** begin Listing **

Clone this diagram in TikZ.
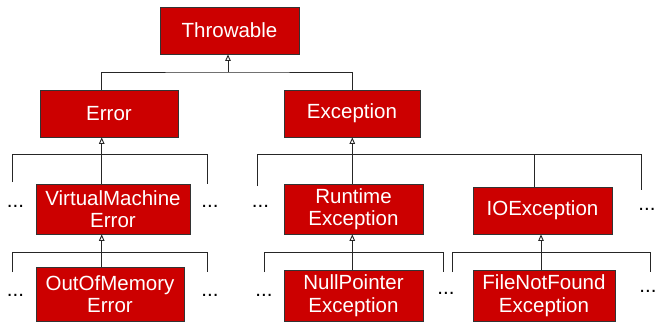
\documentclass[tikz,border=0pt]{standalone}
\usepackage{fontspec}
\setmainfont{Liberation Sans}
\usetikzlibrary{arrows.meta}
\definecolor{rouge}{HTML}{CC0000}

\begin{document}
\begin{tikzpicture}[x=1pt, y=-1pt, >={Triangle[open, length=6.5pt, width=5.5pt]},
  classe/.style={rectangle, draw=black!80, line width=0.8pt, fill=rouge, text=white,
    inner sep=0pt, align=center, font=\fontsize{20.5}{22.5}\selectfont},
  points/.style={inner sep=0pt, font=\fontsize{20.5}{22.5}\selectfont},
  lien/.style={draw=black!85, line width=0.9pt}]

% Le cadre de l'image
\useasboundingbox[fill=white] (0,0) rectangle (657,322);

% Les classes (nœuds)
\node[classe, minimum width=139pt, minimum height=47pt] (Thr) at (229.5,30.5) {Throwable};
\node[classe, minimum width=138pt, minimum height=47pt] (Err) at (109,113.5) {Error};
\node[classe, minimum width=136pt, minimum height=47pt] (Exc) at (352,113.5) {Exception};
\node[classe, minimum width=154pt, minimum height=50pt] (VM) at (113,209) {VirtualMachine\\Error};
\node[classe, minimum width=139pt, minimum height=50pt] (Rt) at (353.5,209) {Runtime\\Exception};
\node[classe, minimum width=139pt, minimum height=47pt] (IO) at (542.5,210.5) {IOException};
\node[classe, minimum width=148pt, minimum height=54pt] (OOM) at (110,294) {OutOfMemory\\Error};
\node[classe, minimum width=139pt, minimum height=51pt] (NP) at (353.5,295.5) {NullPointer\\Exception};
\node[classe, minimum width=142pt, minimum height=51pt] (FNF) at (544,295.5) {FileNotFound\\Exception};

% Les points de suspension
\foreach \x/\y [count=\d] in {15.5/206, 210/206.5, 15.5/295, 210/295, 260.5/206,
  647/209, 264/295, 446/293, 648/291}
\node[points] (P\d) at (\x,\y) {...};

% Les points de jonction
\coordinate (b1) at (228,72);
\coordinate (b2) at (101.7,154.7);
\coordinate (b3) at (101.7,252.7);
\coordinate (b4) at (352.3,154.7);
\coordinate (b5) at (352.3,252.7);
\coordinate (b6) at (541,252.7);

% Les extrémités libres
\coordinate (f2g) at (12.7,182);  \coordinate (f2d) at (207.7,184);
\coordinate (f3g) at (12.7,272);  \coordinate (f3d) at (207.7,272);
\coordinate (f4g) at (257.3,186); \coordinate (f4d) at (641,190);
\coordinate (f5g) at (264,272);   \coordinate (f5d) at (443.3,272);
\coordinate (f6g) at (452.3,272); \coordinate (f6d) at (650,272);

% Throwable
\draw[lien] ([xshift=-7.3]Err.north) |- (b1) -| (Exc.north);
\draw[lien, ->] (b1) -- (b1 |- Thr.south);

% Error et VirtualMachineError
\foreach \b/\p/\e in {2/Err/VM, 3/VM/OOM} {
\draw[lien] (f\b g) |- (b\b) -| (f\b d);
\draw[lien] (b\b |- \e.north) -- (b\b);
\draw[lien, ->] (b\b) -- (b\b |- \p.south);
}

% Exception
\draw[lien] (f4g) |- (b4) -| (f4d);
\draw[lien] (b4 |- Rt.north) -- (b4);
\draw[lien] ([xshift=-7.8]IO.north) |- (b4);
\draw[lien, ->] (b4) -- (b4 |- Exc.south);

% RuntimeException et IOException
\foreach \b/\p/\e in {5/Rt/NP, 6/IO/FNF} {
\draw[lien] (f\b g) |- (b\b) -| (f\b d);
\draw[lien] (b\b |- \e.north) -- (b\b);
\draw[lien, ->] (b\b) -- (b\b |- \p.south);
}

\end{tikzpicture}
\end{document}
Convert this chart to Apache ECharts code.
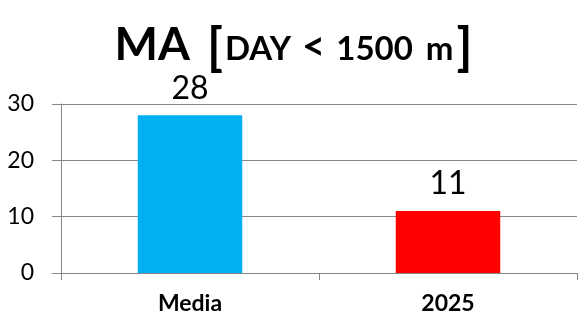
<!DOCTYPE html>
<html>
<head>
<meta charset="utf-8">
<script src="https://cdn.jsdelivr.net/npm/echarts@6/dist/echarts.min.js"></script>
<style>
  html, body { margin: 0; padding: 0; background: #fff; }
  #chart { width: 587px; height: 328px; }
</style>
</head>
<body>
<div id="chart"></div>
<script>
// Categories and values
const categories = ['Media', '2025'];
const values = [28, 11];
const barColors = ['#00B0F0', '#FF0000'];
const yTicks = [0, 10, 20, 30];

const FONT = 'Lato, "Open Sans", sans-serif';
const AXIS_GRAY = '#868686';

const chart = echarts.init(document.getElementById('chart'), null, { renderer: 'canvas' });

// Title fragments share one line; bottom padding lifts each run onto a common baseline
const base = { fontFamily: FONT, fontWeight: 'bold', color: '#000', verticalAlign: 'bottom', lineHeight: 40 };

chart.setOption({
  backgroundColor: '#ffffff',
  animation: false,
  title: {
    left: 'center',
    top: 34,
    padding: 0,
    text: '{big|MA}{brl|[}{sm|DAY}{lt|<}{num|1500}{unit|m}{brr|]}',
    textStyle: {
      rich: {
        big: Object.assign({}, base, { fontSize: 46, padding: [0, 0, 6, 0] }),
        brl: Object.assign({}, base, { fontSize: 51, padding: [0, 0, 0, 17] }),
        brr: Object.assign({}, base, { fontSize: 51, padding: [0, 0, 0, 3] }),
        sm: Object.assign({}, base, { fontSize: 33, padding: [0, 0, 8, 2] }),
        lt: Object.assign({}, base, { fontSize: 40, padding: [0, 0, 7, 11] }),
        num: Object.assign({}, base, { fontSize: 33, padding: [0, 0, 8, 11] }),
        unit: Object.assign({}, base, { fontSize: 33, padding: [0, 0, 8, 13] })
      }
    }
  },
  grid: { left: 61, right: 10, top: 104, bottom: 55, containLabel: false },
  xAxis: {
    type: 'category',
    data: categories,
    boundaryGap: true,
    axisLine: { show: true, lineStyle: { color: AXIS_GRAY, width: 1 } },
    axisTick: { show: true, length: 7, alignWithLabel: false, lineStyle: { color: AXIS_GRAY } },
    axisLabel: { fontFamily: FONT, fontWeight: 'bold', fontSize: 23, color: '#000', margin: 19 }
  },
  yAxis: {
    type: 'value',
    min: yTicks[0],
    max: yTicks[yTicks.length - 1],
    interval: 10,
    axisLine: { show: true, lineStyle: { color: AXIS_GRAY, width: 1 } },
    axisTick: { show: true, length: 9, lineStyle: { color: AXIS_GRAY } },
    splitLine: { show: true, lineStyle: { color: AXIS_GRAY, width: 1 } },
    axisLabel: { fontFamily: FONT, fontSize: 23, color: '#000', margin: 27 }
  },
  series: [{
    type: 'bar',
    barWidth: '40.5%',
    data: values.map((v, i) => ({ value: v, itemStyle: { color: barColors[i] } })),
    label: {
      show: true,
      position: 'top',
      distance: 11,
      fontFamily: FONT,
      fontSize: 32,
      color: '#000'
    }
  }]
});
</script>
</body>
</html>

** end Listing **

# What is being asked:
Repeat the material above in full and unchanged, minus its images.

# Task output:
Clone this diagram in TikZ.
\documentclass[tikz,border=0pt]{standalone}
\usepackage{fontspec}
\setmainfont{Liberation Sans}
\usetikzlibrary{arrows.meta}
\definecolor{rouge}{HTML}{CC0000}

\begin{document}
\begin{tikzpicture}[x=1pt, y=-1pt, >={Triangle[open, length=6.5pt, width=5.5pt]},
  classe/.style={rectangle, draw=black!80, line width=0.8pt, fill=rouge, text=white,
    inner sep=0pt, align=center, font=\fontsize{20.5}{22.5}\selectfont},
  points/.style={inner sep=0pt, font=\fontsize{20.5}{22.5}\selectfont},
  lien/.style={draw=black!85, line width=0.9pt}]

% Le cadre de l'image
\useasboundingbox[fill=white] (0,0) rectangle (657,322);

% Les classes (nœuds)
\node[classe, minimum width=139pt, minimum height=47pt] (Thr) at (229.5,30.5) {Throwable};
\node[classe, minimum width=138pt, minimum height=47pt] (Err) at (109,113.5) {Error};
\node[classe, minimum width=136pt, minimum height=47pt] (Exc) at (352,113.5) {Exception};
\node[classe, minimum width=154pt, minimum height=50pt] (VM) at (113,209) {VirtualMachine\\Error};
\node[classe, minimum width=139pt, minimum height=50pt] (Rt) at (353.5,209) {Runtime\\Exception};
\node[classe, minimum width=139pt, minimum height=47pt] (IO) at (542.5,210.5) {IOException};
\node[classe, minimum width=148pt, minimum height=54pt] (OOM) at (110,294) {OutOfMemory\\Error};
\node[classe, minimum width=139pt, minimum height=51pt] (NP) at (353.5,295.5) {NullPointer\\Exception};
\node[classe, minimum width=142pt, minimum height=51pt] (FNF) at (544,295.5) {FileNotFound\\Exception};

% Les points de suspension
\foreach \x/\y [count=\d] in {15.5/206, 210/206.5, 15.5/295, 210/295, 260.5/206,
  647/209, 264/295, 446/293, 648/291}
\node[points] (P\d) at (\x,\y) {...};

% Les points de jonction
\coordinate (b1) at (228,72);
\coordinate (b2) at (101.7,154.7);
\coordinate (b3) at (101.7,252.7);
\coordinate (b4) at (352.3,154.7);
\coordinate (b5) at (352.3,252.7);
\coordinate (b6) at (541,252.7);

% Les extrémités libres
\coordinate (f2g) at (12.7,182);  \coordinate (f2d) at (207.7,184);
\coordinate (f3g) at (12.7,272);  \coordinate (f3d) at (207.7,272);
\coordinate (f4g) at (257.3,186); \coordinate (f4d) at (641,190);
\coordinate (f5g) at (264,272);   \coordinate (f5d) at (443.3,272);
\coordinate (f6g) at (452.3,272); \coordinate (f6d) at (650,272);

% Throwable
\draw[lien] ([xshift=-7.3]Err.north) |- (b1) -| (Exc.north);
\draw[lien, ->] (b1) -- (b1 |- Thr.south);

% Error et VirtualMachineError
\foreach \b/\p/\e in {2/Err/VM, 3/VM/OOM} {
\draw[lien] (f\b g) |- (b\b) -| (f\b d);
\draw[lien] (b\b |- \e.north) -- (b\b);
\draw[lien, ->] (b\b) -- (b\b |- \p.south);
}

% Exception
\draw[lien] (f4g) |- (b4) -| (f4d);
\draw[lien] (b4 |- Rt.north) -- (b4);
\draw[lien] ([xshift=-7.8]IO.north) |- (b4);
\draw[lien, ->] (b4) -- (b4 |- Exc.south);

% RuntimeException et IOException
\foreach \b/\p/\e in {5/Rt/NP, 6/IO/FNF} {
\draw[lien] (f\b g) |- (b\b) -| (f\b d);
\draw[lien] (b\b |- \e.north) -- (b\b);
\draw[lien, ->] (b\b) -- (b\b |- \p.south);
}

\end{tikzpicture}
\end{document}
Convert this chart to Apache ECharts code.
<!DOCTYPE html>
<html>
<head>
<meta charset="utf-8">
<script src="https://cdn.jsdelivr.net/npm/echarts@6/dist/echarts.min.js"></script>
<style>
  html, body { margin: 0; padding: 0; background: #fff; }
  #chart { width: 587px; height: 328px; }
</style>
</head>
<body>
<div id="chart"></div>
<script>
// Categories and values
const categories = ['Media', '2025'];
const values = [28, 11];
const barColors = ['#00B0F0', '#FF0000'];
const yTicks = [0, 10, 20, 30];

const FONT = 'Lato, "Open Sans", sans-serif';
const AXIS_GRAY = '#868686';

const chart = echarts.init(document.getElementById('chart'), null, { renderer: 'canvas' });

// Title fragments share one line; bottom padding lifts each run onto a common baseline
const base = { fontFamily: FONT, fontWeight: 'bold', color: '#000', verticalAlign: 'bottom', lineHeight: 40 };

chart.setOption({
  backgroundColor: '#ffffff',
  animation: false,
  title: {
    left: 'center',
    top: 34,
    padding: 0,
    text: '{big|MA}{brl|[}{sm|DAY}{lt|<}{num|1500}{unit|m}{brr|]}',
    textStyle: {
      rich: {
        big: Object.assign({}, base, { fontSize: 46, padding: [0, 0, 6, 0] }),
        brl: Object.assign({}, base, { fontSize: 51, padding: [0, 0, 0, 17] }),
        brr: Object.assign({}, base, { fontSize: 51, padding: [0, 0, 0, 3] }),
        sm: Object.assign({}, base, { fontSize: 33, padding: [0, 0, 8, 2] }),
        lt: Object.assign({}, base, { fontSize: 40, padding: [0, 0, 7, 11] }),
        num: Object.assign({}, base, { fontSize: 33, padding: [0, 0, 8, 11] }),
        unit: Object.assign({}, base, { fontSize: 33, padding: [0, 0, 8, 13] })
      }
    }
  },
  grid: { left: 61, right: 10, top: 104, bottom: 55, containLabel: false },
  xAxis: {
    type: 'category',
    data: categories,
    boundaryGap: true,
    axisLine: { show: true, lineStyle: { color: AXIS_GRAY, width: 1 } },
    axisTick: { show: true, length: 7, alignWithLabel: false, lineStyle: { color: AXIS_GRAY } },
    axisLabel: { fontFamily: FONT, fontWeight: 'bold', fontSize: 23, color: '#000', margin: 19 }
  },
  yAxis: {
    type: 'value',
    min: yTicks[0],
    max: yTicks[yTicks.length - 1],
    interval: 10,
    axisLine: { show: true, lineStyle: { color: AXIS_GRAY, width: 1 } },
    axisTick: { show: true, length: 9, lineStyle: { color: AXIS_GRAY } },
    splitLine: { show: true, lineStyle: { color: AXIS_GRAY, width: 1 } },
    axisLabel: { fontFamily: FONT, fontSize: 23, color: '#000', margin: 27 }
  },
  series: [{
    type: 'bar',
    barWidth: '40.5%',
    data: values.map((v, i) => ({ value: v, itemStyle: { color: barColors[i] } })),
    label: {
      show: true,
      position: 'top',
      distance: 11,
      fontFamily: FONT,
      fontSize: 32,
      color: '#000'
    }
  }]
});
</script>
</body>
</html>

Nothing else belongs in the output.